Imagine Earth with no greenhouse gases. The Sun deposits energy during the day, the surface warms, then radiates that heat back to space. Because outgoing infrared is unimpeded, the planet would stay much colder — about −18°C on average. Add back the natural greenhouse gases and the temperature rises to about +15°C. That shift makes the difference between a frozen rock and a habitable planet.

Classroom demo idea: use two clear jars, two thermometers, and a lamp. Cover one jar with plastic wrap to reduce convective cooling and compare temperature rise. It won’t perfectly simulate the atmospheric greenhouse effect (because molecular absorption is different), but it shows how changing how heat escapes affects temperature — reinforcing the energy-balance idea from radiation and convection lessons.

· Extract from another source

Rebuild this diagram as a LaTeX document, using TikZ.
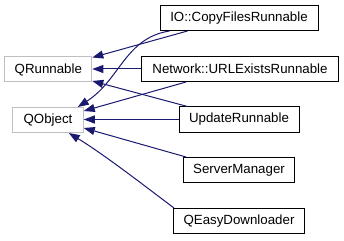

Common confusions cleared (fast)

  • “Greenhouses work the same way as the atmosphere.” Not exactly. Greenhouses mostly limit convection; the atmosphere traps heat via radiation.
  • “Water vapor is the biggest greenhouse gas, so CO2 doesn’t matter.” Water vapor is abundant and a strong greenhouse gas, but it’s a feedback (it increases when the atmosphere warms). CO2 is a forcing — when CO2 increases, it causes warming that water vapor then amplifies.

Key takeaways

  • The natural greenhouse effect is essential — it keeps Earth warm enough for life.
  • Radiation is the main mechanism: sunlight in (shortwave), infrared out (longwave). Greenhouse gases intercept some of that infrared and re-radiate it.
  • Greenhouse gases act differently: CO2, CH4, and H2O absorb infrared because of molecular vibrations.
  • Convection and radiation work together: radiation sets the energy balance; convection redistributes heat and affects weather and climate.

The greenhouse effect is not a mystery, it’s the planet’s radiative blanket — subtle, physics-based, and absolutely vital.


Final memorable line

Without the natural greenhouse effect Earth would be a frozen desert; with it, we have oceans, forests, cities, and the ability to complain about the weather. That tiny difference in energy flow — the way molecules dance with infrared light — is what makes life possible.